What is required:
Would you repeat the listing exactly but omit every picture?

>> start

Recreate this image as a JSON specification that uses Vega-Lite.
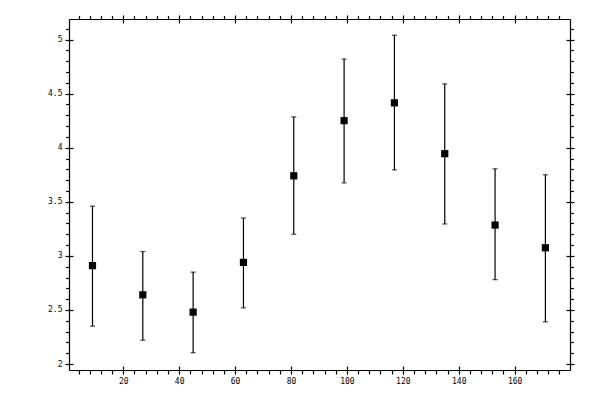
{
  "$schema": "https://vega.github.io/schema/vega-lite/v6.json",
  "width": 501,
  "height": 351,
  "autosize": {"type": "none"},
  "padding": {"left": 69, "top": 19, "right": 30, "bottom": 30},
  "background": "white",
  "data": {
    "values": [
      {"x": 9, "y": 2.91, "lo": 2.35, "hi": 3.46},
      {"x": 27, "y": 2.64, "lo": 2.22, "hi": 3.04},
      {"x": 45, "y": 2.48, "lo": 2.105, "hi": 2.85},
      {"x": 63, "y": 2.94, "lo": 2.52, "hi": 3.35},
      {"x": 81, "y": 3.74, "lo": 3.2, "hi": 4.285},
      {"x": 99, "y": 4.25, "lo": 3.675, "hi": 4.82},
      {"x": 117, "y": 4.415, "lo": 3.795, "hi": 5.04},
      {"x": 135, "y": 3.945, "lo": 3.295, "hi": 4.59},
      {"x": 153, "y": 3.285, "lo": 2.78, "hi": 3.805},
      {"x": 171, "y": 3.075, "lo": 2.39, "hi": 3.75}
    ]
  },
  "resolve": {"axis": {"x": "independent", "y": "independent"}},
  "layer": [
    {
      "mark": {"type": "rule", "color": "black", "strokeWidth": 1.2},
      "encoding": {
        "x": {
          "field": "x", "type": "quantitative",
          "scale": {"domain": [0.6, 179.8], "nice": false, "zero": false},
          "axis": {"orient": "bottom", "title": null, "offset": -4, "tickSize": 8, "domain": false,
                   "values": [20, 40, 60, 80, 100, 120, 140, 160], "labelPadding": 3}
        },
        "y": {
          "field": "lo", "type": "quantitative",
          "scale": {"domain": [1.945, 5.19], "nice": false, "zero": false},
          "axis": {"orient": "left", "title": null, "offset": -4, "tickSize": 8, "domain": false,
                   "values": [2, 2.5, 3, 3.5, 4, 4.5, 5], "labelPadding": 3, "format": "~g"}
        },
        "y2": {"field": "hi"}
      }
    },
    {
      "mark": {"type": "tick", "orient": "horizontal", "color": "black", "size": 5, "thickness": 1.2},
      "encoding": {
        "x": {
          "field": "x", "type": "quantitative",
          "scale": {"domain": [0.6, 179.8], "nice": false, "zero": false},
          "axis": {"orient": "bottom", "title": null, "tickSize": 4, "labels": false, "domain": true,
                   "values": [4, 8, 12, 16, 24, 28, 32, 36, 44, 48, 52, 56, 64, 68, 72, 76, 84, 88, 92, 96, 104, 108, 112, 116, 124, 128, 132, 136, 144, 148, 152, 156, 164, 168, 172, 176]}
        },
        "y": {
          "field": "lo", "type": "quantitative",
          "scale": {"domain": [1.945, 5.19], "nice": false, "zero": false},
          "axis": {"orient": "left", "title": null, "tickSize": 3.5, "labels": false, "domain": true,
                   "values": [2.1, 2.2, 2.3, 2.4, 2.6, 2.7, 2.8, 2.9, 3.1, 3.2, 3.3, 3.4, 3.6, 3.7, 3.8, 3.9, 4.1, 4.2, 4.3, 4.4, 4.6, 4.7, 4.8, 4.9, 5.1]}
        }
      }
    },
    {
      "mark": {"type": "tick", "orient": "horizontal", "color": "black", "size": 5, "thickness": 1.2},
      "encoding": {
        "x": {
          "field": "x", "type": "quantitative",
          "scale": {"domain": [0.6, 179.8], "nice": false, "zero": false},
          "axis": {"orient": "top", "title": null, "offset": -4, "tickSize": 8, "domain": false, "labels": false,
                   "values": [20, 40, 60, 80, 100, 120, 140, 160]}
        },
        "y": {
          "field": "hi", "type": "quantitative",
          "scale": {"domain": [1.945, 5.19], "nice": false, "zero": false},
          "axis": {"orient": "right", "title": null, "offset": -4, "tickSize": 8, "domain": false, "labels": false,
                   "values": [2, 2.5, 3, 3.5, 4, 4.5, 5]}
        }
      }
    },
    {
      "mark": {"type": "square", "color": "black", "filled": true, "opacity": 1, "size": 52},
      "encoding": {
        "x": {
          "field": "x", "type": "quantitative",
          "scale": {"domain": [0.6, 179.8], "nice": false, "zero": false},
          "axis": {"orient": "top", "title": null, "tickSize": 3.5, "labels": false, "domain": true,
                   "values": [4, 8, 12, 16, 24, 28, 32, 36, 44, 48, 52, 56, 64, 68, 72, 76, 84, 88, 92, 96, 104, 108, 112, 116, 124, 128, 132, 136, 144, 148, 152, 156, 164, 168, 172, 176]}
        },
        "y": {
          "field": "y", "type": "quantitative",
          "scale": {"domain": [1.945, 5.19], "nice": false, "zero": false},
          "axis": {"orient": "right", "title": null, "tickSize": 3.5, "labels": false, "domain": true,
                   "values": [2.1, 2.2, 2.3, 2.4, 2.6, 2.7, 2.8, 2.9, 3.1, 3.2, 3.3, 3.4, 3.6, 3.7, 3.8, 3.9, 4.1, 4.2, 4.3, 4.4, 4.6, 4.7, 4.8, 4.9, 5.1]}
        }
      }
    }
  ],
  "config": {
    "view": {"stroke": null},
    "axis": {
      "grid": false,
      "domainColor": "black",
      "domainWidth": 1.2,
      "tickColor": "black",
      "tickWidth": 1.2,
      "labelColor": "black",
      "labelFont": "DejaVu Sans Mono",
      "labelFontSize": 8,
      "labelFlush": false,
      "labelOverlap": false
    }
  }
}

>> end

Solution for this problem:
Recreate this image as a JSON specification that uses Vega-Lite.
{
  "$schema": "https://vega.github.io/schema/vega-lite/v6.json",
  "width": 501,
  "height": 351,
  "autosize": {"type": "none"},
  "padding": {"left": 69, "top": 19, "right": 30, "bottom": 30},
  "background": "white",
  "data": {
    "values": [
      {"x": 9, "y": 2.91, "lo": 2.35, "hi": 3.46},
      {"x": 27, "y": 2.64, "lo": 2.22, "hi": 3.04},
      {"x": 45, "y": 2.48, "lo": 2.105, "hi": 2.85},
      {"x": 63, "y": 2.94, "lo": 2.52, "hi": 3.35},
      {"x": 81, "y": 3.74, "lo": 3.2, "hi": 4.285},
      {"x": 99, "y": 4.25, "lo": 3.675, "hi": 4.82},
      {"x": 117, "y": 4.415, "lo": 3.795, "hi": 5.04},
      {"x": 135, "y": 3.945, "lo": 3.295, "hi": 4.59},
      {"x": 153, "y": 3.285, "lo": 2.78, "hi": 3.805},
      {"x": 171, "y": 3.075, "lo": 2.39, "hi": 3.75}
    ]
  },
  "resolve": {"axis": {"x": "independent", "y": "independent"}},
  "layer": [
    {
      "mark": {"type": "rule", "color": "black", "strokeWidth": 1.2},
      "encoding": {
        "x": {
          "field": "x", "type": "quantitative",
          "scale": {"domain": [0.6, 179.8], "nice": false, "zero": false},
          "axis": {"orient": "bottom", "title": null, "offset": -4, "tickSize": 8, "domain": false,
                   "values": [20, 40, 60, 80, 100, 120, 140, 160], "labelPadding": 3}
        },
        "y": {
          "field": "lo", "type": "quantitative",
          "scale": {"domain": [1.945, 5.19], "nice": false, "zero": false},
          "axis": {"orient": "left", "title": null, "offset": -4, "tickSize": 8, "domain": false,
                   "values": [2, 2.5, 3, 3.5, 4, 4.5, 5], "labelPadding": 3, "format": "~g"}
        },
        "y2": {"field": "hi"}
      }
    },
    {
      "mark": {"type": "tick", "orient": "horizontal", "color": "black", "size": 5, "thickness": 1.2},
      "encoding": {
        "x": {
          "field": "x", "type": "quantitative",
          "scale": {"domain": [0.6, 179.8], "nice": false, "zero": false},
          "axis": {"orient": "bottom", "title": null, "tickSize": 4, "labels": false, "domain": true,
                   "values": [4, 8, 12, 16, 24, 28, 32, 36, 44, 48, 52, 56, 64, 68, 72, 76, 84, 88, 92, 96, 104, 108, 112, 116, 124, 128, 132, 136, 144, 148, 152, 156, 164, 168, 172, 176]}
        },
        "y": {
          "field": "lo", "type": "quantitative",
          "scale": {"domain": [1.945, 5.19], "nice": false, "zero": false},
          "axis": {"orient": "left", "title": null, "tickSize": 3.5, "labels": false, "domain": true,
                   "values": [2.1, 2.2, 2.3, 2.4, 2.6, 2.7, 2.8, 2.9, 3.1, 3.2, 3.3, 3.4, 3.6, 3.7, 3.8, 3.9, 4.1, 4.2, 4.3, 4.4, 4.6, 4.7, 4.8, 4.9, 5.1]}
        }
      }
    },
    {
      "mark": {"type": "tick", "orient": "horizontal", "color": "black", "size": 5, "thickness": 1.2},
      "encoding": {
        "x": {
          "field": "x", "type": "quantitative",
          "scale": {"domain": [0.6, 179.8], "nice": false, "zero": false},
          "axis": {"orient": "top", "title": null, "offset": -4, "tickSize": 8, "domain": false, "labels": false,
                   "values": [20, 40, 60, 80, 100, 120, 140, 160]}
        },
        "y": {
          "field": "hi", "type": "quantitative",
          "scale": {"domain": [1.945, 5.19], "nice": false, "zero": false},
          "axis": {"orient": "right", "title": null, "offset": -4, "tickSize": 8, "domain": false, "labels": false,
                   "values": [2, 2.5, 3, 3.5, 4, 4.5, 5]}
        }
      }
    },
    {
      "mark": {"type": "square", "color": "black", "filled": true, "opacity": 1, "size": 52},
      "encoding": {
        "x": {
          "field": "x", "type": "quantitative",
          "scale": {"domain": [0.6, 179.8], "nice": false, "zero": false},
          "axis": {"orient": "top", "title": null, "tickSize": 3.5, "labels": false, "domain": true,
                   "values": [4, 8, 12, 16, 24, 28, 32, 36, 44, 48, 52, 56, 64, 68, 72, 76, 84, 88, 92, 96, 104, 108, 112, 116, 124, 128, 132, 136, 144, 148, 152, 156, 164, 168, 172, 176]}
        },
        "y": {
          "field": "y", "type": "quantitative",
          "scale": {"domain": [1.945, 5.19], "nice": false, "zero": false},
          "axis": {"orient": "right", "title": null, "tickSize": 3.5, "labels": false, "domain": true,
                   "values": [2.1, 2.2, 2.3, 2.4, 2.6, 2.7, 2.8, 2.9, 3.1, 3.2, 3.3, 3.4, 3.6, 3.7, 3.8, 3.9, 4.1, 4.2, 4.3, 4.4, 4.6, 4.7, 4.8, 4.9, 5.1]}
        }
      }
    }
  ],
  "config": {
    "view": {"stroke": null},
    "axis": {
      "grid": false,
      "domainColor": "black",
      "domainWidth": 1.2,
      "tickColor": "black",
      "tickWidth": 1.2,
      "labelColor": "black",
      "labelFont": "DejaVu Sans Mono",
      "labelFontSize": 8,
      "labelFlush": false,
      "labelOverlap": false
    }
  }
}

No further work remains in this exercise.